– Human rights group says the ban on street trading is anti-people and will not be obeyed

– Group says the Lagos state government must listen to the call of the people

– House of Assembly principal officers attend to the people after their protest to Alausa

The 2003 Lagos state law that banned street trading and hawking may be rescinded, if the speech by a lawmaker is anything to go by. The Centre for the Defence of Human Rights (CDHR) on Thursday, July 28, walked against the ban on street trading, hawking in the state which the present governor, Akunwunmi Ambode has vowed to implement. According to the law, anyone found guilty of selling or buying in traffic would be jailed for six months with an option of N90,000 fine, a situation which the group has seriously countered. During the protest in Lagos, the chairman of the group, Alex Omotehinwa, told NAIJ.com correspondent that any anti-people law must be disobeyed and condemned by the people, especially when the disadvantages far outweigh the advantages.

“This law by the Lagos state government is not one which we shall accept in anyway. This law is anti-people and considering the poverty in the land, it is not appropriate for the state governor to throw the people off the streets and not provide an option for them. “Why would they be on the streets if they had N90,000 to pay for shops?

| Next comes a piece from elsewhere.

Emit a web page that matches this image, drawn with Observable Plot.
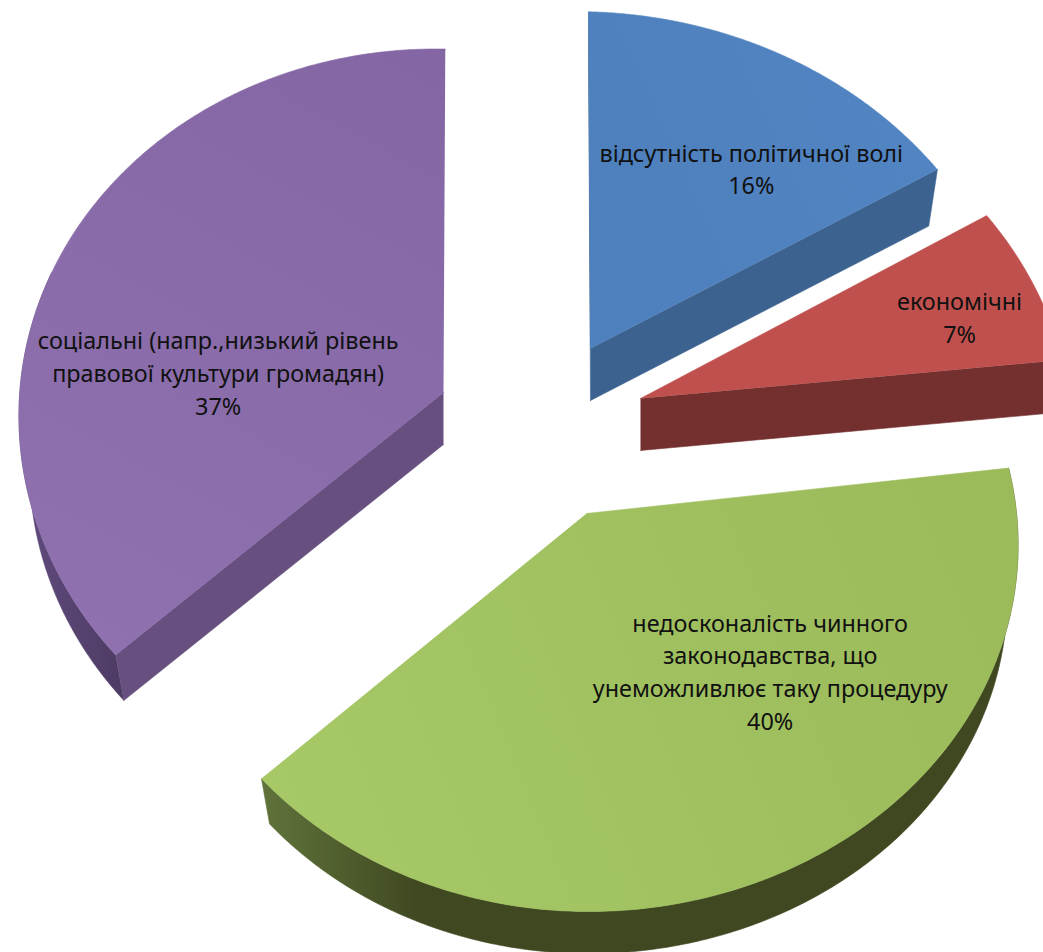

The governor said the reason they decided to start clamping down on the street traders is because of the death of a trader in Maryland. That’s a big lie. The governor also came out to say that over 40 BRT buses were destroyed and it would require millions to fix them, another big lie!

“We are not going to relax on this issue until the state governor listens to our demands. Something new has to be done about this law, because you cannot ask people not to sell and not provide alternative means for these people to sell their wares,” Omotehinwa lamented. But in his response to the pleas of the people, Segun Olulade, the chairman, house committee on health at the Lagos state House of Assembly, stated that the laws could be amended if it is found to be anti-people.

While receiving the people on behalf of the Speaker of the House, Olulade noted said: “The process of amending is clearly stated in our constitution and I know that coming to submit this letter is a way that will also make us look at the law again. A law will always remain a law.

“And we are law abiding citizens of Lagos and Nigeria and before we pass a law in this house, we ensure that we have a public hearing and in the public hearing, everybody in Lagos state has the opportunity, a right to make their inputs.

“This particular law is not in the exception. When that law was made, there was a public hearing and we had several inputs from members of the Public before we agreed on that law. “At CDHR, I know that what we stand for is to uphold the constitution of Nigeria, while we know that no system is perfect. And that is why we can look at the law and see areas that we feel can be amended,” he said to rousing applause.

Receiving the letter on behalf of the speaker was Majority Leader of the Houe, Sanai Agunbaide, who told the protesters that their pleas are going to be attended to by the Speaker of the House.